わたしは深く考えもせず、当然のようにシーズンごとの新作生地をSNSなどで紹介していた。今年の新作、春夏、秋冬。あまりにも当然すぎた。
でも、これが当然となるまでの歴史が存在するのだ。何事もそうなのだけれど、「今」に飲み込まれ、全く気づこうとしていなかった。私の認識はあらゆる側面において「知らない事、気づいてない事だらけ」なんだろうなと、本を読みながら感じている。だからこそ、この終わりのない洋服勉強の旅はずっとずっと続けていこうと思う。
それから疑問や想像も膨らんでくる。
「一年で‘入れ替える’」と言うサイクルの制定、そして「今年の新作」というものに望まれた栄誉、付加価値、その背景に存在する人のあらゆる顕示欲。
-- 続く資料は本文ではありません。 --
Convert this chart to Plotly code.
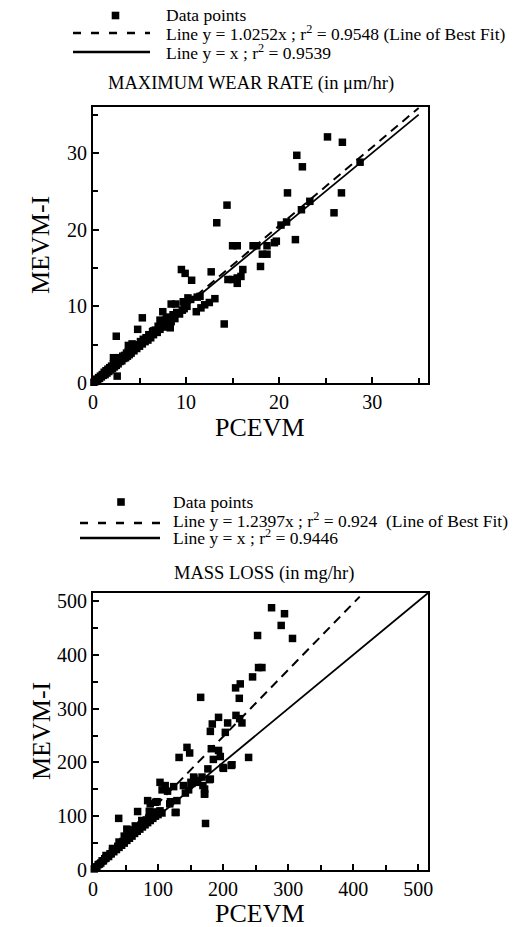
import plotly.graph_objects as go

W, H = 518, 927

# ---------------- DATA ----------------
# Top panel: Maximum wear rate (µm/hr)
wear_x = [0.1, 0.2, 0.3, 0.4, 0.5, 0.6, 0.7, 0.8, 0.9, 1.0, 1.1, 1.2, 1.3, 1.4, 1.5, 1.6, 1.7, 1.8, 1.9, 2.0,
          2.1, 2.2, 2.3, 2.4, 2.5, 2.6, 2.7, 2.8, 2.9, 3.0, 3.1, 3.2, 3.3, 3.4, 3.5, 3.6, 3.7, 3.8, 3.9, 4.0,
          4.1, 4.2, 4.4, 4.5, 4.7, 4.8, 5.0, 5.1, 5.3, 5.4, 5.6, 5.7, 5.9, 6.0, 6.2, 6.4, 6.5, 6.7, 6.9, 7.0,
          7.2, 7.4, 7.6, 7.8, 8.0, 8.2, 8.4, 8.6, 8.8, 9.0, 9.3, 9.6,
          25.2, 26.8, 21.9, 22.5, 28.7, 20.9, 26.7, 23.3, 22.4, 25.9, 14.4, 13.3, 20.2, 20.8, 21.75, 19.7,
          19.5, 15.0, 15.5, 17.2, 17.6, 18.7, 18.2, 18.7, 18.0, 12.7, 16.1, 14.5, 15.0, 15.5, 15.9, 15.5,
          9.5, 9.9, 10.6, 14.1, 9.7, 10.2, 10.5, 11.2, 11.5, 9.8, 10.1, 11.1, 11.6, 12.0, 12.5, 13.1,
          8.4, 8.9, 7.5, 7.9, 5.3, 4.8, 2.5, 2.6, 8.3, 8.7, 7.2, 8.0, 3.8, 4.2, 2.2, 2.75, 6.5]
wear_y = [0.1, 0.3, 0.2, 0.5, 0.4, 0.7, 0.6, 0.9, 0.8, 1.1, 1.0, 1.4, 1.1, 1.6, 1.3, 1.8, 1.5, 2.0, 1.7, 2.2,
          1.9, 2.5, 2.1, 2.6, 2.3, 2.9, 2.5, 3.1, 2.8, 3.3, 2.9, 3.5, 3.2, 3.6, 3.3, 3.9, 3.5, 4.1, 3.7, 4.5,
          3.9, 4.6, 4.2, 4.9, 4.5, 5.0, 4.8, 5.4, 5.1, 5.7, 5.4, 5.9, 5.6, 6.3, 5.9, 6.7, 6.3, 6.9, 6.6, 7.4,
          7.0, 7.8, 7.3, 8.2, 7.7, 8.5, 8.0, 8.9, 8.4, 9.2, 9.0, 9.5,
          32.1, 31.4, 29.7, 28.2, 28.8, 24.8, 24.8, 23.7, 22.6, 22.2, 23.2, 20.9, 20.6, 21.0, 18.7, 18.5,
          18.3, 17.9, 17.9, 17.9, 17.9, 17.9, 16.8, 16.8, 15.2, 14.5, 14.8, 13.5, 13.5, 13.7, 13.9, 13.0,
          14.8, 14.3, 13.4, 7.7, 10.6, 11.1, 10.9, 11.2, 11.3, 9.7, 10.0, 9.3, 9.8, 10.2, 10.5, 11.0,
          10.3, 10.3, 9.3, 8.6, 8.5, 7.0, 6.1, 0.9, 7.2, 8.6, 8.2, 8.1, 4.9, 5.1, 3.3, 3.3, 6.8]

# Bottom panel: Mass loss (mg/hr)
mass_x = [2, 4, 6, 8, 10, 12, 14, 16, 18, 20, 22, 24, 26, 28, 30, 32, 34, 36, 38, 40,
          42, 44, 46, 48, 50, 52, 54, 56, 58, 60, 62, 64, 66, 68, 70, 72, 74, 76, 78, 80,
          82, 84, 86, 88, 90, 92, 94, 96, 98, 100, 103, 106, 40, 48, 55, 65, 75, 30, 20,
          274.5, 294.4, 289.3, 306.7, 253, 254.5, 259.7, 245.3, 226.4, 219.2, 224.9, 165.5, 193, 219.8,
          225.4, 229, 183.4, 180.4, 207, 203.4, 144.5, 148.6, 181.9, 193, 195.7, 132.3, 239.2, 185,
          200.6, 176.6, 212.4, 179, 155, 159.7, 169, 171.4, 173, 139, 150.5, 103, 111, 114.6, 124,
          129, 118, 126.4, 84, 96, 86.5, 68.6, 39.5, 52, 60, 119, 127.7, 88, 98.5, 142, 147, 152,
          154.7, 171.6, 171.6, 213.7, 199.9, 180.4, 167.6, 157.3, 106.2]
mass_y = [2, 5, 6, 10, 11, 13, 17, 17, 21, 22, 26, 25, 30, 30, 35, 34, 39, 38, 44, 42,
          48, 46, 53, 50, 58, 55, 62, 59, 66, 63, 70, 68, 75, 72, 80, 76, 84, 80, 88, 84,
          93, 88, 97, 92, 101, 96, 105, 100, 108, 103, 110, 106, 52, 63, 72, 82, 92, 40, 27,
          487.6, 476.5, 454.7, 430.5, 436, 376.4, 376.4, 359, 346, 338.6, 319.2, 321, 283.8, 287.5,
          281.4, 273.4, 271.5, 257.7, 273.4, 255.9, 228, 217.5, 225.5, 222.3, 211, 209.3, 209.3, 205.6,
          189, 188, 194.4, 168, 171, 163, 157, 141, 86.5, 157, 163, 163, 157, 146.6, 155,
          129, 123, 107, 129, 126, 109, 108.7, 96, 76, 74.5, 127, 107, 123, 127, 143, 149, 161,
          172.8, 150.4, 141.6, 195.7, 190.7, 169, 172.8, 166.4, 149]

# Reference lines
wear_fit_slope = 1.0252
wear_line_x = [0, 35]
mass_fit_slope = 1.2397
mass_fit_x = [0, 410]
mass_line_x = [0, 515]

wear_range = [0, 36]
mass_range = [0, 515]

# Text
wear_title = "MAXIMUM WEAR RATE (in \u03bcm/hr)"
mass_title = "MASS LOSS (in mg/hr)"
wear_legend = ["Data points",
               "Line y = 1.0252x ; r<sup>2</sup> = 0.9548 (Line of Best Fit)",
               "Line y = x ; r<sup>2</sup> = 0.9539"]
mass_legend = ["Data points",
               "Line y = 1.2397x ; r<sup>2</sup> = 0.924&nbsp; (Line of Best Fit)",
               "Line y = x ; r<sup>2</sup> = 0.9446"]
x_title = "PCEVM"
y_title = "MEVM-I"

# ---------------- FIGURE ----------------
FONT = "Liberation Serif"


def fx(px):
    return px / W


def fy(py):
    return 1 - py / H


fig = go.Figure()

# top panel
fig.add_trace(go.Scatter(x=wear_x, y=wear_y, mode="markers", cliponaxis=False,
                         marker=dict(symbol="square", size=7.5, color="black"),
                         xaxis="x", yaxis="y", showlegend=False))
fig.add_trace(go.Scatter(x=wear_line_x, y=[wear_fit_slope * v for v in wear_line_x], mode="lines",
                         line=dict(color="black", width=2, dash="9px,6px"),
                         xaxis="x", yaxis="y", showlegend=False))
fig.add_trace(go.Scatter(x=wear_line_x, y=wear_line_x, mode="lines",
                         line=dict(color="black", width=1.8),
                         xaxis="x", yaxis="y", showlegend=False))

# bottom panel
fig.add_trace(go.Scatter(x=mass_x, y=mass_y, mode="markers", cliponaxis=False,
                         marker=dict(symbol="square", size=7.5, color="black"),
                         xaxis="x2", yaxis="y2", showlegend=False))
fig.add_trace(go.Scatter(x=mass_fit_x, y=[mass_fit_slope * v for v in mass_fit_x], mode="lines",
                         line=dict(color="black", width=2, dash="9px,6px"),
                         xaxis="x2", yaxis="y2", showlegend=False))
fig.add_trace(go.Scatter(x=mass_line_x, y=mass_line_x, mode="lines",
                         line=dict(color="black", width=1.8),
                         xaxis="x2", yaxis="y2", showlegend=False))

axis_common = dict(showline=True, linecolor="black", linewidth=2, mirror=True,
                   ticks="inside", ticklen=6, tickwidth=1.5, tickcolor="black",
                   showgrid=False, zeroline=False, automargin=False,
                   tickfont=dict(family=FONT, size=20, color="black"))

xdom = [fx(93), fx(428)]
fig.update_layout(
    width=W, height=H, margin=dict(l=0, r=0, t=0, b=0),
    paper_bgcolor="white", plot_bgcolor="white", showlegend=False,
    font=dict(family=FONT, color="black"),
    xaxis=dict(domain=xdom, range=wear_range, anchor="y", dtick=10,
               minor=dict(ticks="inside", dtick=5, ticklen=5, tickwidth=1.5, tickcolor="black"),
               **axis_common),
    yaxis=dict(domain=[fy(383), fy(107)], range=wear_range, anchor="x", dtick=10,
               minor=dict(ticks="inside", dtick=5, ticklen=5, tickwidth=1.5, tickcolor="black"),
               **axis_common),
    xaxis2=dict(domain=xdom, range=mass_range, anchor="y2", dtick=100,
                minor=dict(ticks="inside", dtick=50, ticklen=5, tickwidth=1.5, tickcolor="black"),
                **axis_common),
    yaxis2=dict(domain=[fy(870), fy(593)], range=mass_range, anchor="x2", dtick=100,
                minor=dict(ticks="inside", dtick=50, ticklen=5, tickwidth=1.5, tickcolor="black"),
                **axis_common),
)

ann = []
shapes = []


def text(px, py, s, size, xanchor="center", angle=0):
    ann.append(dict(x=fx(px), y=fy(py), xref="paper", yref="paper", text=s, showarrow=False,
                    xanchor=xanchor, yanchor="middle", textangle=angle,
                    font=dict(family=FONT, size=size, color="black")))


# titles
text(251, 83, wear_title, 18.5)
text(264, 573, mass_title, 18.5)
# axis titles
text(260, 428, x_title, 26)
text(260, 913, x_title, 26)
text(41, 245, y_title, 26, angle=-90)
text(41, 731, y_title, 26, angle=-90)


def legend(marker_x, marker_y, line_x0, line_x1, dash_y, solid_y, text_x, text_ys, labels):
    shapes.append(dict(type="rect", xref="paper", yref="paper",
                       x0=fx(marker_x - 3.8), x1=fx(marker_x + 3.8),
                       y0=fy(marker_y + 3.8), y1=fy(marker_y - 3.8),
                       fillcolor="black", line=dict(width=0)))
    shapes.append(dict(type="line", xref="paper", yref="paper",
                       x0=fx(line_x0), x1=fx(line_x1), y0=fy(dash_y), y1=fy(dash_y),
                       line=dict(color="black", width=2.5, dash="8px,10px")))
    shapes.append(dict(type="line", xref="paper", yref="paper",
                       x0=fx(line_x0), x1=fx(line_x1), y0=fy(solid_y), y1=fy(solid_y),
                       line=dict(color="black", width=2.5)))
    for ty, lab in zip(text_ys, labels):
        text(text_x, ty, lab, 17.5, xanchor="left")


legend(115.5, 15.5, 73, 150, 33, 52, 164, [15, 33, 52], wear_legend)
legend(121, 502, 80, 160, 523, 538, 171, [502, 520, 537], mass_legend)

fig.update_layout(annotations=ann, shapes=shapes)

fig.write_html("out.html", config={"displayModeBar": False},
               post_script="document.body.style.margin='0';document.body.style.overflow='hidden';")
そのサイクルとか、栄誉とか、顕示欲が混在し膨らみ、加速したのが現代なのかな。
じゃあこんな現代において、何を選んで、どうしていきたいか。
今、当たり前と思っている事には、必ず歴史がある。ちょっと考えれば当たり前なんだけれど。でもちゃんと目を向けたり、考えたりする時間をとっていただろうか。
そういえばペコラ銀座店主はいつも言っている「洋服づくりの中の当たり前の工程ひとつひとつ、その全てに意味があるんだ。それを一々、自分でしっかり考えなくちゃいけないんだ。」と。
洋服。洋服づくり。それらにも当然歴史と積み重ねがある。なぜ、それが存在しているのか。どうしてか。どこからか。いつからか。
まだまだ知らなきゃならない。
もっともっと考えなきゃならない。
洋服。
洋服づくり。
ペコラ銀座の洋服。
ペコラ銀座の洋服づくり。
Memo…「今」を考えるときは「今まで」をちゃんと感じる事。